そもそも、戒とは広く世間の風習道徳に当ろうが殊に禁戒条項のこと、実生活における生きたすじみち(義)として、まづ、さし当り悪事を止め善事を作すことである。仏教に入っても亦同様に、三宝・三帰・三学と進展する。さらに小乗教では自己解脱本位の行法で、その前階として個人・教団のおきてである。大乗教は自利・利他を標榜して内外にわたる警訓・修養から福を集め衆を利する教学、宇宙観に及ぶ。自らを犠牲とし永世の誓願行、衆生成就・国土浄化を説く。がしかし現実的保証は未だない。法花本門に至っては、この地上の肉身に成仏浄土を予期し而もその時限は末法と指してある。ふしぎなことに、末法とは仏教内の術語で、仏教自らが自分の寿命を宣告した語で、この時期には仏教は衰滅してしまうという。教・行・証のうち行も証もなくなる。経典の文化財は残っても内実の意味も失われ感化もなくなるところか却って罪悪を招き、謗法堕獄が時国一同の運命となる。そこで「法花折伏破権門理」の大旆をかかげ、権実二教の戦を宣し(止の大戒)、如説修行して絶対極善の妙法をすすめる(作の大戒)。かくして令法久住広宣流布して、事の寂光を期す。

この本門の受持行こそ、不惜身命、いのちをかけてこそ生き甲斐、死にがいのある、生、死の即身成仏といわれる。
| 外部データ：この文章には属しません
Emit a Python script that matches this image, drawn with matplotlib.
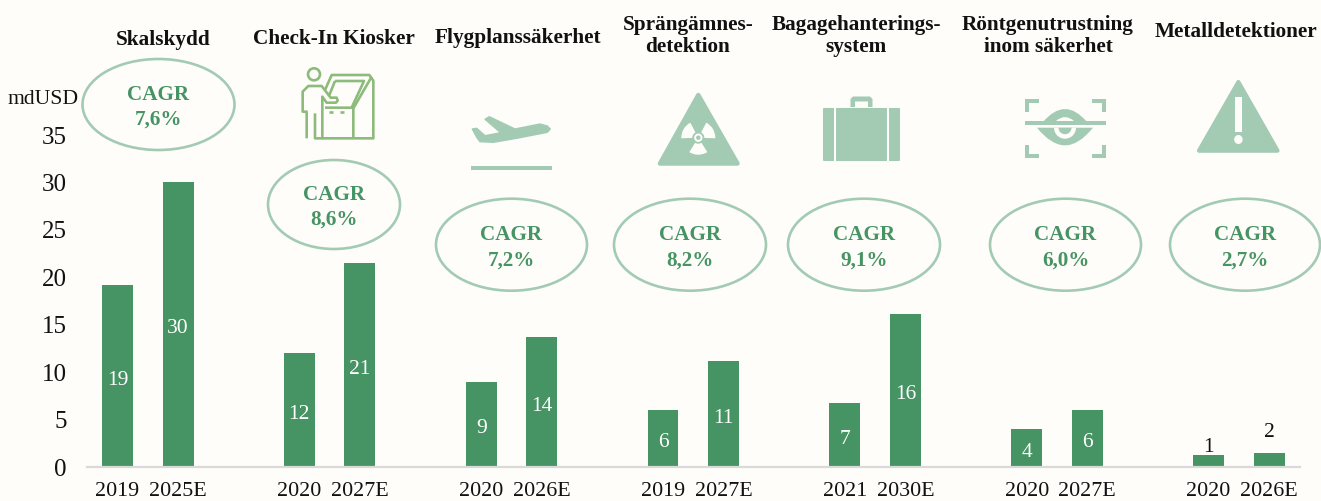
import numpy as np
import matplotlib
matplotlib.use("Agg")
import matplotlib.pyplot as plt
from matplotlib.patches import Ellipse, Polygon, Rectangle, Circle, Wedge, PathPatch
from matplotlib.path import Path

plt.rcParams['font.family'] = ['Liberation Serif', 'DejaVu Serif']

# data
years = ['2019', '2025E', '2020', '2027E', '2020', '2026E', '2019', '2027E',
         '2021', '2030E', '2020', '2027E', '2020', '2026E']
values = [19.2, 30, 12, 21.5, 9, 13.7, 6, 11.2, 6.7, 16.1, 4, 6, 1.3, 1.5]
bar_labels = ['19', '30', '12', '21', '9', '14', '6', '11', '7', '16', '4', '6', '1', '2']
positions = [0, 1, 3, 4, 6, 7, 9, 10, 12, 13, 15, 16, 18, 19]
yticks = [0, 5, 10, 15, 20, 25, 30, 35]

titles = ['Skalskydd', 'Check-In Kiosker', 'Flygplanssäkerhet', 'Sprängämnes-\ndetektion',
          'Bagagehanterings-\nsystem', 'Röntgenutrustning\ninom säkerhet', 'Metalldetektioner']
title_xy = [(163, 40), (334, 39), (518, 38), (688, 36), (856, 36), (1048, 36), (1236, 32)]
cagr = ['7,6%', '8,6%', '7,2%', '8,2%', '9,1%', '6,0%', '2,7%']
ellipses = [(158.5, 104.5, 77, 46.5), (334, 204.5, 67, 45.5), (511.5, 244.7, 76.5, 47), (690, 244.7, 77, 47),
            (864, 244.7, 77, 47), (1065.5, 244.7, 76.5, 47), (1245, 244.7, 76, 47)]

BG = '#FEFDFA'
GREEN = '#469364'
LIGHT = '#A3CBB3'
KIOSK = '#8DBB7C'
W, H = 1321, 501

fig = plt.figure(figsize=(W / 100, H / 100), dpi=100, facecolor=BG)

ax = fig.add_axes([87 / W, (H - 467) / H, (1300 - 87) / W, (467 - 135) / H])
ax.set_facecolor('none')
inside = ax.bar(positions[:12], values[:12], width=0.51, color=GREEN)
small = ax.bar(positions[12:], values[12:], width=0.51, color=GREEN)
ax.set_xlim(-0.503, 19.51)
ax.set_ylim(0, 35)
ax.set_yticks(yticks)
ax.set_xticks(positions)
ax.set_xticklabels(years)
ax.tick_params(axis='y', length=0, pad=14.5, labelsize=18, labelcolor='#111111')
ax.tick_params(axis='x', length=0, pad=10.5, labelsize=15.8, labelcolor='#111111')
for s in ['top', 'left', 'right']:
    ax.spines[s].set_visible(False)
ax.spines['bottom'].set_color('#D9D9D9')
ax.spines['bottom'].set_linewidth(1.6)

for t in ax.bar_label(inside, labels=bar_labels[:12], label_type='center', color='white', fontsize=15.5):
    t.xyann = (0, -3)
small_labels = ax.bar_label(small, labels=bar_labels[12:], label_type='edge', color='#111111', fontsize=15.5)
small_labels[0].xyann = (0, -2)
small_labels[1].xyann = (0, 7.5)

# overlay in pixel coords for the ellipses, headings and icons
ov = fig.add_axes([0, 0, 1, 1])
ov.set_xlim(0, W)
ov.set_ylim(H, 0)
ov.axis('off')
ov.patch.set_alpha(0)

ov.text(43, 99, 'mdUSD', ha='center', va='center', fontsize=15.6, color='#111111')

for t, (x, y) in zip(titles, title_xy):
    ov.text(x, y, t, ha='center', va='center', fontsize=15.3, fontweight='bold',
            color='#111111', linespacing=1.17)

for c, (x, y, rx, ry) in zip(cagr, ellipses):
    ov.add_patch(Ellipse((x, y), 2 * rx - 2, 2 * ry - 2, fill=False, ec=LIGHT, lw=1.9))
    ov.text(x, y - 10, 'CAGR', ha='center', va='center', fontsize=15.2, fontweight='bold', color=GREEN)
    ov.text(x, y + 15.5, c, ha='center', va='center', fontsize=15.2, fontweight='bold', color=GREEN)


# kiosk icon
def kx(p):
    return [(a / 3 + 290, b / 3 + 60) for a, b in p]


kiosk_lines = [
    [(50, 235), (50, 155), (38, 155), (38, 95), (55, 78), (95, 78), (122, 113), (140, 113),
     (143, 122), (138, 128), (110, 128), (97, 110), (97, 235), (75, 235), (75, 160)],
    [(97, 235), (250, 235), (250, 62), (238, 45), (125, 45), (105, 90)],
    [(135, 63), (222, 63), (185, 143), (105, 143)],
    [(135, 63), (118, 105)],
    [(245, 50), (190, 145), (190, 235)],
    [(117, 156), (130, 156)],
    [(150, 156), (163, 156)],
]
for line in kiosk_lines:
    pts = np.array(kx(line))
    ov.plot(pts[:, 0], pts[:, 1], color=KIOSK, lw=1.9, solid_joinstyle='round', solid_capstyle='butt')
ov.add_patch(Circle((314, 74.3), 6, fill=False, ec=KIOSK, lw=1.9))

# plane icon
plane = [(472.3, 129), (476.7, 128.3), (485, 135.7), (500.7, 132.7), (485, 119.3), (489.3, 116.7),
         (515, 129), (540, 124), (547.3, 126), (550.3, 129), (547.3, 132.3), (516.7, 138.3),
         (493.3, 142.3), (480, 141.7), (476.7, 137.3)]
ov.add_patch(Polygon(plane, closed=True, fc=LIGHT, ec=LIGHT, lw=1, joinstyle='round'))
ov.add_patch(Rectangle((471, 166.3), 81, 4, fc=LIGHT, ec='none'))

# radiation icon
ov.add_patch(Polygon([(698.3, 95), (660, 163.5), (737.5, 163.5)], closed=True, fc=LIGHT, ec=LIGHT,
                     lw=3.2, joinstyle='round'))
for ang in [90, 210, 330]:
    ov.add_patch(Wedge((698.3, 137.7), 17, ang - 32, ang + 32, width=11, fc=BG, ec='none'))
ov.add_patch(Circle((698.3, 137.7), 3.2, fc=LIGHT, ec=BG, lw=1.4))

# suitcase icon
ov.add_patch(Rectangle((824, 108.5), 74.5, 51.5, fc=LIGHT, ec=LIGHT, lw=1.5, joinstyle='round'))
ov.add_patch(Rectangle((834, 106), 2, 56, fc=BG, ec='none'))
ov.add_patch(Rectangle((887, 106), 2, 56, fc=BG, ec='none'))
ov.add_patch(Polygon([(850.5, 107), (850.5, 99), (853, 96.5), (870, 96.5), (872.5, 99), (872.5, 107),
                      (868, 107), (868, 101.5), (855, 101.5), (855, 107)], closed=True, fc=LIGHT, ec='none'))

# eye icon
brackets = [
    [(1025, 99), (1039, 99), (1039, 103.3), (1029.3, 103.3), (1029.3, 112.3), (1025, 112.3)],
    [(1106, 99), (1092.3, 99), (1092.3, 103.3), (1101.7, 103.3), (1101.7, 112.3), (1106, 112.3)],
    [(1025, 158.3), (1039, 158.3), (1039, 154), (1029.3, 154), (1029.3, 145), (1025, 145)],
    [(1106, 158.3), (1092.3, 158.3), (1092.3, 154), (1101.7, 154), (1101.7, 145), (1106, 145)],
]
for b in brackets:
    ov.add_patch(Polygon(b, closed=True, fc=LIGHT, ec='none'))
ov.add_patch(Rectangle((1025, 121), 81, 4, fc=LIGHT, ec='none'))
ex, ey = 1065, 127.7
ov.add_patch(PathPatch(Path([(1043, 122), (1065, 96), (1087, 122), (1043, 122)],
                            [Path.MOVETO, Path.CURVE3, Path.CURVE3, Path.CLOSEPOLY]), fc=LIGHT, ec='none'))
ov.add_patch(PathPatch(Path([(1056, 121), (1065, 113), (1074, 121), (1056, 121)],
                            [Path.MOVETO, Path.CURVE3, Path.CURVE3, Path.CLOSEPOLY]), fc=BG, ec='none'))
ov.add_patch(PathPatch(Path([(1037, 127.7), (1065, 163), (1093, 127.7), (1037, 127.7)],
                            [Path.MOVETO, Path.CURVE3, Path.CURVE3, Path.CLOSEPOLY]), fc=LIGHT, ec='none'))
ov.add_patch(Wedge((ex, ey), 11, 0, 180, fc=BG, ec='none'))
ov.add_patch(Wedge((ex, ey), 6.5, 0, 180, fc=LIGHT, ec='none'))

# warning icon
ov.add_patch(Polygon([(1238.4, 82), (1199, 150.7), (1277.5, 150.7)], closed=True, fc=LIGHT, ec=LIGHT,
                     lw=3, joinstyle='round'))
ov.add_patch(Rectangle((1235.3, 96.7), 6.2, 35, fc=BG, ec='none'))
ov.add_patch(Ellipse((1238.4, 139.5), 8.5, 9, fc=BG, ec='none'))

fig.savefig('out.png', dpi=100, facecolor=BG)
C「今、日蓮は去ぬる建長五年癸丑四月二十八日より、今、弘安三年(太歳 庚申)十二月にいたるまで二十八年が間叉他事なし。只、妙法蓮花経の七字五字を 日本国の一切衆生の口に入れんとはげむ計りなり。此れ即ち、母の赤子のロに乳を入れんとはげむ慈悲なり。此れ又、時の当らざるにあらす。已に仏記の五々百歳に当れり。・・・何かに況んや今は已に時いたりぬ。設い、機なくして水火をなすとも、いかでか弘通せざらむ。(諌暁八幡抄)
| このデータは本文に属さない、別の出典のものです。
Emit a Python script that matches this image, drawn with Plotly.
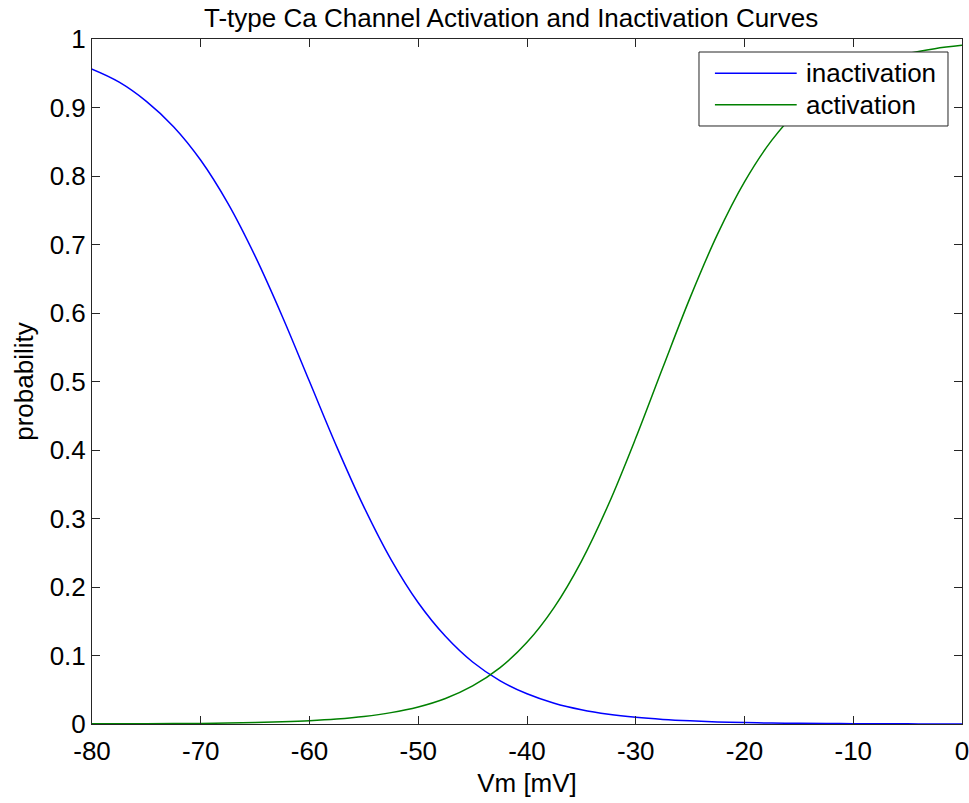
import plotly.graph_objects as go

# Membrane potential samples (mV); the first sample lies just left of the visible range
vm = [-82.5, -80, -77.5, -75, -72.5, -70, -67.5, -65, -62.5, -60, -57.5, -55, -52.5,
      -50, -47.5, -45, -42.5, -40, -37.5, -35, -32.5, -30, -27.5, -25, -22.5,
      -20, -17.5, -15, -12.5, -10, -7.5, -5, -2.5, 0]

# Inactivation probability
inactivation = [0.970, 0.956, 0.937, 0.909, 0.872, 0.823, 0.760, 0.683, 0.595, 0.500,
                0.405, 0.317, 0.240, 0.177, 0.128, 0.0905, 0.0634, 0.0441,
                0.0304, 0.0209, 0.0143, 0.0098, 0.0067, 0.0046, 0.0031, 0.0021,
                0.0014, 0.0010, 0.0007, 0.0005, 0.0003, 0.0002, 0.0001, 0.0001]

# Activation probability
activation = [0.0001, 0.0002, 0.0003, 0.0004, 0.0006, 0.0009, 0.0014, 0.0021, 0.0032,
              0.0048, 0.0073, 0.0110, 0.0166, 0.0249, 0.0373, 0.0556, 0.0819,
              0.1192, 0.1703, 0.2375, 0.3208, 0.4174, 0.5208, 0.6225, 0.7144,
              0.7914, 0.8520, 0.8972, 0.9298, 0.9526, 0.9682, 0.9788, 0.9859,
              0.9907]

x_ticks = [-80, -70, -60, -50, -40, -30, -20, -10, 0]
x_tick_labels = ["-80", "-70", "-60", "-50", "-40", "-30", "-20", "-10", "0"]
y_ticks = [0, 0.1, 0.2, 0.3, 0.4, 0.5, 0.6, 0.7, 0.8, 0.9, 1]
y_tick_labels = ["0", "0.1", "0.2", "0.3", "0.4", "0.5", "0.6", "0.7", "0.8", "0.9", "1"]

series_names = ["inactivation", "activation"]
series_colors = ["#0000ff", "#008000"]

FONT = "Liberation Sans, Arial, Helvetica, sans-serif"

fig = go.Figure()
fig.add_trace(go.Scatter(x=vm, y=inactivation, mode="lines", name=series_names[0],
                         line=dict(color=series_colors[0], width=1.5, shape="spline",
                                   smoothing=1.0),
                         showlegend=False))
fig.add_trace(go.Scatter(x=vm, y=activation, mode="lines", name=series_names[1],
                         line=dict(color=series_colors[1], width=1.5, shape="spline",
                                   smoothing=1.0),
                         showlegend=False))

axis_common = dict(showgrid=False, zeroline=False, showline=True, linecolor="#262626",
                   linewidth=1, ticks="inside", ticklen=8, tickwidth=1, tickcolor="#262626",
                   mirror="ticks", ticklabeloverflow="allow", automargin=False,
                   tickfont=dict(family=FONT, size=26, color="black"))

fig.update_xaxes(range=[-80, 0], tickvals=x_ticks, ticktext=x_tick_labels,
                 title=dict(text="Vm [mV]", font=dict(family=FONT, size=26, color="black"),
                            standoff=8),
                 ticklabelstandoff=4, **axis_common)
fig.update_yaxes(range=[0, 1], tickvals=y_ticks, ticktext=y_tick_labels,
                 title=dict(text="probability", font=dict(family=FONT, size=26, color="black"),
                            standoff=8),
                 ticklabelstandoff=0, **axis_common)

# Legend box drawn manually (MATLAB style, long line samples)
lx0, lx1, ly0, ly1 = 0.6977, 0.9839, 0.873, 0.981
fig.add_shape(type="rect", xref="paper", yref="paper", x0=lx0, x1=lx1, y0=ly0, y1=ly1,
              line=dict(color="#262626", width=1), fillcolor="white", layer="above")
row_y = [0.950, 0.904]
for name, color, ry in zip(series_names, series_colors, row_y):
    fig.add_shape(type="line", xref="paper", yref="paper", x0=0.716, x1=0.810, y0=ry, y1=ry,
                  line=dict(color=color, width=1.5), layer="above")
    fig.add_annotation(xref="paper", yref="paper", x=0.818, y=ry, text=name, showarrow=False,
                       xanchor="left", yanchor="middle",
                       font=dict(family=FONT, size=26, color="black"))

fig.update_layout(
    width=969, height=803,
    margin=dict(l=92, r=7, t=39, b=79),
    paper_bgcolor="white", plot_bgcolor="white",
    title=dict(text="T-type Ca Channel Activation and Inactivation Curves",
               font=dict(family=FONT, size=26, color="black"),
               x=0.5275, xanchor="center", y=0.978, yanchor="middle", yref="container"),
)

fig.write_html("out.html")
 この御文はやはり、本門戒坦運動の広く初心に対する作戒授戒的表現である。試みに配して五陰世間とする。かの四格言の破邪、立正安国、三諌苦斗の一面は別して中・後心に対する厳しい禁戒。衆生世間に当る国民運動である。もしそれ、国土世間の一義は、恐らく、身延山中、厳粛な黙?の御生活ではなかろうか。三世間通じての御意匠は、本尊抄の結文を拝すべきであろうか。

 

(6)

今の日蓮宗の我々は本当に何を信じているのか、その信仰に誇りがあるのか、宗祖に魅力があるのか、その宗の信
行は何を止め何を作すべきなのか、それが果して立正安国となるのか、立正平和といえるのか、自りに問い、他人にもきこう。

仏眼をかって時機をかんがへよ、 

仏日を用って国土を照らせ。(撰時抄)

仏御ねはんの時、

法を灯明とせよ

自らを灯明とせよ

法を帰依とせよ。

自らを帰依とせよ

 これは法と自己との相関相照である実践交流である。法灯自灯法帰自帰の依正二報を照らし帰するとき、たしかに寂光土は実現するであろう。
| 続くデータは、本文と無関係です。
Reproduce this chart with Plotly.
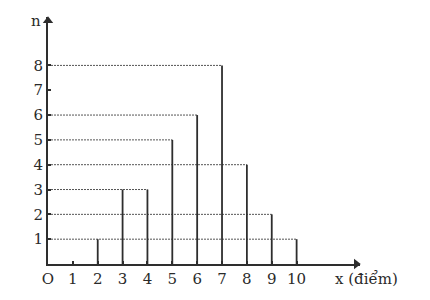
import plotly.graph_objects as go

# data
scores = [2, 3, 4, 5, 6, 7, 8, 9, 10]
counts = [1, 3, 3, 5, 6, 8, 4, 2, 1]
x_tick_vals = list(range(0, 11))
x_tick_text = ["O"] + [str(v) for v in range(1, 11)]
y_tick_vals = list(range(1, 9))
y_tick_text = [str(v) for v in range(1, 9)]

X_MAX = 12.55
Y_MAX = 9.95
INK = "#2e2e2e"
FONT = dict(family="DejaVu Serif", size=15, color="#2a2a2a")

fig = go.Figure()

# dotted guide lines from the n-axis to the farthest bar of each height
reach = {}
for s, c in zip(scores, counts):
    reach[c] = max(reach.get(c, 0), s)
gx, gy = [], []
for c, s in reach.items():
    gx += [0, s, None]
    gy += [c, c, None]
fig.add_trace(go.Scatter(x=gx, y=gy, mode="lines",
                         line=dict(color="#555555", width=1, dash="2px,1px"),
                         hoverinfo="skip", showlegend=False))

# vertical bars (frequency lines)
vx, vy = [], []
for s, c in zip(scores, counts):
    vx += [s, s, None]
    vy += [0, c, None]
fig.add_trace(go.Scatter(x=vx, y=vy, mode="lines",
                         line=dict(color=INK, width=1.8),
                         hoverinfo="skip", showlegend=False))

# axis arrowheads
fig.add_trace(go.Scatter(x=[X_MAX - 0.15], y=[0], mode="markers",
                         marker=dict(symbol="triangle-right", size=9, color=INK),
                         cliponaxis=False, hoverinfo="skip", showlegend=False))
fig.add_trace(go.Scatter(x=[0], y=[Y_MAX - 0.15], mode="markers",
                         marker=dict(symbol="triangle-up", size=9, color=INK),
                         cliponaxis=False, hoverinfo="skip", showlegend=False))

fig.update_layout(
    width=430, height=300,
    margin=dict(l=48, r=70, t=17, b=32),
    paper_bgcolor="white", plot_bgcolor="white",
    font=FONT,
    xaxis=dict(range=[0, X_MAX], showgrid=False, zeroline=False,
               showline=True, linecolor=INK, linewidth=2,
               tickmode="array", tickvals=x_tick_vals, ticktext=x_tick_text,
               ticks="inside", ticklen=3, tickcolor=INK, tickwidth=1.5,
               tickfont=FONT),
    yaxis=dict(range=[0, Y_MAX], showgrid=False, zeroline=False,
               showline=True, linecolor=INK, linewidth=2,
               tickmode="array", tickvals=y_tick_vals, ticktext=y_tick_text,
               ticks="inside", ticklen=3, tickcolor=INK, tickwidth=1.5,
               tickfont=FONT),
    annotations=[
        dict(text="x (điểm)", x=0.912, y=-0.062, xref="paper", yref="paper",
             xanchor="left", yanchor="middle", showarrow=False, font=FONT),
        dict(text="n", x=-0.038, y=0.984, xref="paper", yref="paper",
             xanchor="center", yanchor="middle", showarrow=False, font=FONT),
    ],
)

fig.write_html("out.html")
たしかなところからおさえてゆこう。本門戒坦の場とは我々が生きている所、働いている処、より善く活き、最善にはたらき、はたらかせる処、人類億兆、みなその処を得て最善最良に活動できるようにするそんな神聖な場にする場である。例えば私個人の場合で考えると、一往学校内の教坦とする。止・作の戒を説き他に授け自に受けていく向上の場である。人づくりする人をつくる・・・その根源的中心の中心の場が、本門戒坦の坦ではなかろうか。それにつけても広く日本社会の現実を見る。小・中・高校12年、国民大多数の教育の場、それが今も今、上部構造の大学から崩れ出して、下層基体にまで及ぼうとする。いわば日本国民教育の場、国民精神・国家道義はこのように、末法濁悪・白法(白善教法)隠没・闘諍堅固の形相ものすごさ。小学校前の幼稚園・乳幼児へと遡ってみると、むしろ性格育成には重要の時期とされている。しかるに家庭のしつけも、保育の施設も制度も、かなりの欠陥が気づかれてきた。もっと進んで考えよう。乳幼児前、出生前、胎中十ヶ月の在り方、所謂胎教がいかに重要であるか。古聖の金言にあるようである。いわば「三つ子の魂百まで」というその魂の形成期である。これらを精神的宗教的に例譬して考えさせられる。平凡な家のお仏坦も、お寺の本堂も、墓地の掃除も、年中行事の参詣もすべてが、国家国民のバックボーンを培うものであったのではないか。その素朴な至誠心が失われたとき、この恐るべき惨状を呈するのである。

本門戒坦は、実に久遠の生命体系の開展に外ならぬ。生物進化といわばいえ、その肉体的血管の中に、不思議な精神的エネルギー、本仏の果徳が放射されるとき、人間も自然も世界も一挙にかがやき出る。本来そういう世界なのではあるまいか。ただそれにふさわしい施設が要るというだけのことかもしれない。「蓮花化生」と提婆品にあるあの蓮花は、正に妙法の蓮花である。本化地涌の大菩薩たちが長らく聖胎長養し来って、今や生れ出ようとする時の大儀式なのであろうか。